## [GIVEN EXERCISE]
Skip the pictures. Transcribe the rest of the data below without changing a word.

## [SUPPLIED DATA]
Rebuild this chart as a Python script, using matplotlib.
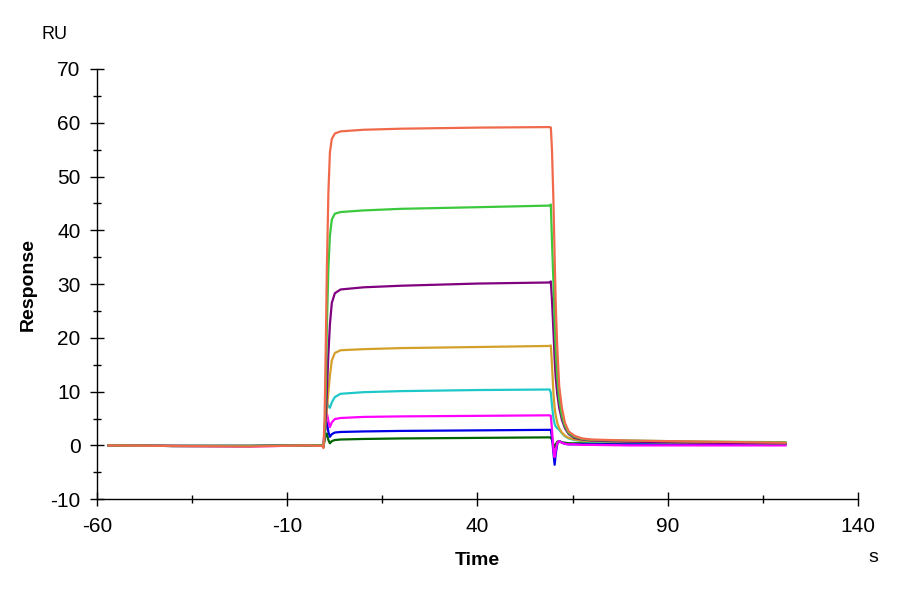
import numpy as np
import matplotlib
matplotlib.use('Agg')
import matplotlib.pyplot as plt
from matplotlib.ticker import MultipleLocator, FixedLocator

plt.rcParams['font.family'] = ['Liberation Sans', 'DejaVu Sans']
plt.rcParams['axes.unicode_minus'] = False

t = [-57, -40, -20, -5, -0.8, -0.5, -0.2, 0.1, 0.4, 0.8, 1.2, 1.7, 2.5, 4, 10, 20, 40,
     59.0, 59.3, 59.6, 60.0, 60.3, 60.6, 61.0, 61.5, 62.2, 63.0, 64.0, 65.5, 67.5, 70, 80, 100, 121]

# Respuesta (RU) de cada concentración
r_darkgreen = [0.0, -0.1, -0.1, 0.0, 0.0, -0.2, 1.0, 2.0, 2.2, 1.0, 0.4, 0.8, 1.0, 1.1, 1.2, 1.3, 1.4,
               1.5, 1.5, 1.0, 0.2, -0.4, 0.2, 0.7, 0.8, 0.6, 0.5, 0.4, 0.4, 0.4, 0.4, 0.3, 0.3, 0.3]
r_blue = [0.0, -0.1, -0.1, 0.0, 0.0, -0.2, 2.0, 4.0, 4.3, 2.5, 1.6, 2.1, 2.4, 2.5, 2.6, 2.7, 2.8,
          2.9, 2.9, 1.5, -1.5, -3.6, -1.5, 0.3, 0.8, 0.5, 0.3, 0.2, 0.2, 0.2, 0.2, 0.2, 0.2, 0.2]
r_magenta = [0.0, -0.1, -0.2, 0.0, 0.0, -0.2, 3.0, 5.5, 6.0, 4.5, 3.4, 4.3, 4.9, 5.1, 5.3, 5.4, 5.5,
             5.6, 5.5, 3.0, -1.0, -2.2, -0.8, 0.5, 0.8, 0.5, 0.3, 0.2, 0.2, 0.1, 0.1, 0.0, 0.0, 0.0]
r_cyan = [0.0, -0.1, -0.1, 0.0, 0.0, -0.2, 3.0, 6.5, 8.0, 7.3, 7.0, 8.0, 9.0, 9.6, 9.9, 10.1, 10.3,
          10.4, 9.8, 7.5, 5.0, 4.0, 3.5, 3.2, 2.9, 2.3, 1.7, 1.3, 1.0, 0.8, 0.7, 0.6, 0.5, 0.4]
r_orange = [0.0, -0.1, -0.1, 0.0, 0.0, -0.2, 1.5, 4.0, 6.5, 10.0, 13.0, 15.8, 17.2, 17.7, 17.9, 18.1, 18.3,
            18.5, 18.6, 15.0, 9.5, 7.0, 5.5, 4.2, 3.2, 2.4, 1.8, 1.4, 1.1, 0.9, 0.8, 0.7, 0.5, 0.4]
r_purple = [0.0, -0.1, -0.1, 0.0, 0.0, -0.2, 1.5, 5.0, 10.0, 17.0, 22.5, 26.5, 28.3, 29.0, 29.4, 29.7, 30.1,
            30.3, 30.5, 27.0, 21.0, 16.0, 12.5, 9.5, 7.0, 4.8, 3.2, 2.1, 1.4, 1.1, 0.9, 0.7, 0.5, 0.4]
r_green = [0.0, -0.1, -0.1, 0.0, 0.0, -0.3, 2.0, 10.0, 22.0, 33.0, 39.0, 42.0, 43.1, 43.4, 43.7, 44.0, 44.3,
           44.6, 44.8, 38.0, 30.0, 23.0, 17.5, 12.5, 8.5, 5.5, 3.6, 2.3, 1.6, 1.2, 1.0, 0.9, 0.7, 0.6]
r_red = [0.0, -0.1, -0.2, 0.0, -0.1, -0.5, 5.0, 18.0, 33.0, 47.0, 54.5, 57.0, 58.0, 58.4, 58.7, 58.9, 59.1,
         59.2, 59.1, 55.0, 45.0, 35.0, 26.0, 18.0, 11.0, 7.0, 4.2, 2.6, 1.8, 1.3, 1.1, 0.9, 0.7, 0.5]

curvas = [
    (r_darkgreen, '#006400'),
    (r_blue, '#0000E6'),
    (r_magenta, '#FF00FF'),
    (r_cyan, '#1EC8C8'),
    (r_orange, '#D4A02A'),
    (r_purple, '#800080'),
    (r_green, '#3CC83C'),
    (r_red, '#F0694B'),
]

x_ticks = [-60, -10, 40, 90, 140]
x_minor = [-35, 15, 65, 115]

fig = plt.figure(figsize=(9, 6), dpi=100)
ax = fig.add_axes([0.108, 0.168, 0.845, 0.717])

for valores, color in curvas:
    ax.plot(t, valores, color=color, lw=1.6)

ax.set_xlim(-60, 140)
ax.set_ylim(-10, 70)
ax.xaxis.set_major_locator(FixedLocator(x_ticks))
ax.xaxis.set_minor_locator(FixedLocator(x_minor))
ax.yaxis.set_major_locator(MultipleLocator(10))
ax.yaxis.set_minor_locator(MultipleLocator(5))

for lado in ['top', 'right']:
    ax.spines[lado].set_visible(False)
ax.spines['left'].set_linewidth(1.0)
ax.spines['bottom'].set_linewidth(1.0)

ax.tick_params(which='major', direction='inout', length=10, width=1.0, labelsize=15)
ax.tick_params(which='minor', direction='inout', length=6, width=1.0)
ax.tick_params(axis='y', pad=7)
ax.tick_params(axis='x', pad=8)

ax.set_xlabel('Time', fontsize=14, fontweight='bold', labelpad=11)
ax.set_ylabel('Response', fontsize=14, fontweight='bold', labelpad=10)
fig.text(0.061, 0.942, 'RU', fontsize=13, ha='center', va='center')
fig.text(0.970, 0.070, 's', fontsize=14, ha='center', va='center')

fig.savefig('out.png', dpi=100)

## [ANSWER BELOW]
Rebuild this chart as a Python script, using matplotlib.
import numpy as np
import matplotlib
matplotlib.use('Agg')
import matplotlib.pyplot as plt
from matplotlib.ticker import MultipleLocator, FixedLocator

plt.rcParams['font.family'] = ['Liberation Sans', 'DejaVu Sans']
plt.rcParams['axes.unicode_minus'] = False

t = [-57, -40, -20, -5, -0.8, -0.5, -0.2, 0.1, 0.4, 0.8, 1.2, 1.7, 2.5, 4, 10, 20, 40,
     59.0, 59.3, 59.6, 60.0, 60.3, 60.6, 61.0, 61.5, 62.2, 63.0, 64.0, 65.5, 67.5, 70, 80, 100, 121]

# Respuesta (RU) de cada concentración
r_darkgreen = [0.0, -0.1, -0.1, 0.0, 0.0, -0.2, 1.0, 2.0, 2.2, 1.0, 0.4, 0.8, 1.0, 1.1, 1.2, 1.3, 1.4,
               1.5, 1.5, 1.0, 0.2, -0.4, 0.2, 0.7, 0.8, 0.6, 0.5, 0.4, 0.4, 0.4, 0.4, 0.3, 0.3, 0.3]
r_blue = [0.0, -0.1, -0.1, 0.0, 0.0, -0.2, 2.0, 4.0, 4.3, 2.5, 1.6, 2.1, 2.4, 2.5, 2.6, 2.7, 2.8,
          2.9, 2.9, 1.5, -1.5, -3.6, -1.5, 0.3, 0.8, 0.5, 0.3, 0.2, 0.2, 0.2, 0.2, 0.2, 0.2, 0.2]
r_magenta = [0.0, -0.1, -0.2, 0.0, 0.0, -0.2, 3.0, 5.5, 6.0, 4.5, 3.4, 4.3, 4.9, 5.1, 5.3, 5.4, 5.5,
             5.6, 5.5, 3.0, -1.0, -2.2, -0.8, 0.5, 0.8, 0.5, 0.3, 0.2, 0.2, 0.1, 0.1, 0.0, 0.0, 0.0]
r_cyan = [0.0, -0.1, -0.1, 0.0, 0.0, -0.2, 3.0, 6.5, 8.0, 7.3, 7.0, 8.0, 9.0, 9.6, 9.9, 10.1, 10.3,
          10.4, 9.8, 7.5, 5.0, 4.0, 3.5, 3.2, 2.9, 2.3, 1.7, 1.3, 1.0, 0.8, 0.7, 0.6, 0.5, 0.4]
r_orange = [0.0, -0.1, -0.1, 0.0, 0.0, -0.2, 1.5, 4.0, 6.5, 10.0, 13.0, 15.8, 17.2, 17.7, 17.9, 18.1, 18.3,
            18.5, 18.6, 15.0, 9.5, 7.0, 5.5, 4.2, 3.2, 2.4, 1.8, 1.4, 1.1, 0.9, 0.8, 0.7, 0.5, 0.4]
r_purple = [0.0, -0.1, -0.1, 0.0, 0.0, -0.2, 1.5, 5.0, 10.0, 17.0, 22.5, 26.5, 28.3, 29.0, 29.4, 29.7, 30.1,
            30.3, 30.5, 27.0, 21.0, 16.0, 12.5, 9.5, 7.0, 4.8, 3.2, 2.1, 1.4, 1.1, 0.9, 0.7, 0.5, 0.4]
r_green = [0.0, -0.1, -0.1, 0.0, 0.0, -0.3, 2.0, 10.0, 22.0, 33.0, 39.0, 42.0, 43.1, 43.4, 43.7, 44.0, 44.3,
           44.6, 44.8, 38.0, 30.0, 23.0, 17.5, 12.5, 8.5, 5.5, 3.6, 2.3, 1.6, 1.2, 1.0, 0.9, 0.7, 0.6]
r_red = [0.0, -0.1, -0.2, 0.0, -0.1, -0.5, 5.0, 18.0, 33.0, 47.0, 54.5, 57.0, 58.0, 58.4, 58.7, 58.9, 59.1,
         59.2, 59.1, 55.0, 45.0, 35.0, 26.0, 18.0, 11.0, 7.0, 4.2, 2.6, 1.8, 1.3, 1.1, 0.9, 0.7, 0.5]

curvas = [
    (r_darkgreen, '#006400'),
    (r_blue, '#0000E6'),
    (r_magenta, '#FF00FF'),
    (r_cyan, '#1EC8C8'),
    (r_orange, '#D4A02A'),
    (r_purple, '#800080'),
    (r_green, '#3CC83C'),
    (r_red, '#F0694B'),
]

x_ticks = [-60, -10, 40, 90, 140]
x_minor = [-35, 15, 65, 115]

fig = plt.figure(figsize=(9, 6), dpi=100)
ax = fig.add_axes([0.108, 0.168, 0.845, 0.717])

for valores, color in curvas:
    ax.plot(t, valores, color=color, lw=1.6)

ax.set_xlim(-60, 140)
ax.set_ylim(-10, 70)
ax.xaxis.set_major_locator(FixedLocator(x_ticks))
ax.xaxis.set_minor_locator(FixedLocator(x_minor))
ax.yaxis.set_major_locator(MultipleLocator(10))
ax.yaxis.set_minor_locator(MultipleLocator(5))

for lado in ['top', 'right']:
    ax.spines[lado].set_visible(False)
ax.spines['left'].set_linewidth(1.0)
ax.spines['bottom'].set_linewidth(1.0)

ax.tick_params(which='major', direction='inout', length=10, width=1.0, labelsize=15)
ax.tick_params(which='minor', direction='inout', length=6, width=1.0)
ax.tick_params(axis='y', pad=7)
ax.tick_params(axis='x', pad=8)

ax.set_xlabel('Time', fontsize=14, fontweight='bold', labelpad=11)
ax.set_ylabel('Response', fontsize=14, fontweight='bold', labelpad=10)
fig.text(0.061, 0.942, 'RU', fontsize=13, ha='center', va='center')
fig.text(0.970, 0.070, 's', fontsize=14, ha='center', va='center')

fig.savefig('out.png', dpi=100)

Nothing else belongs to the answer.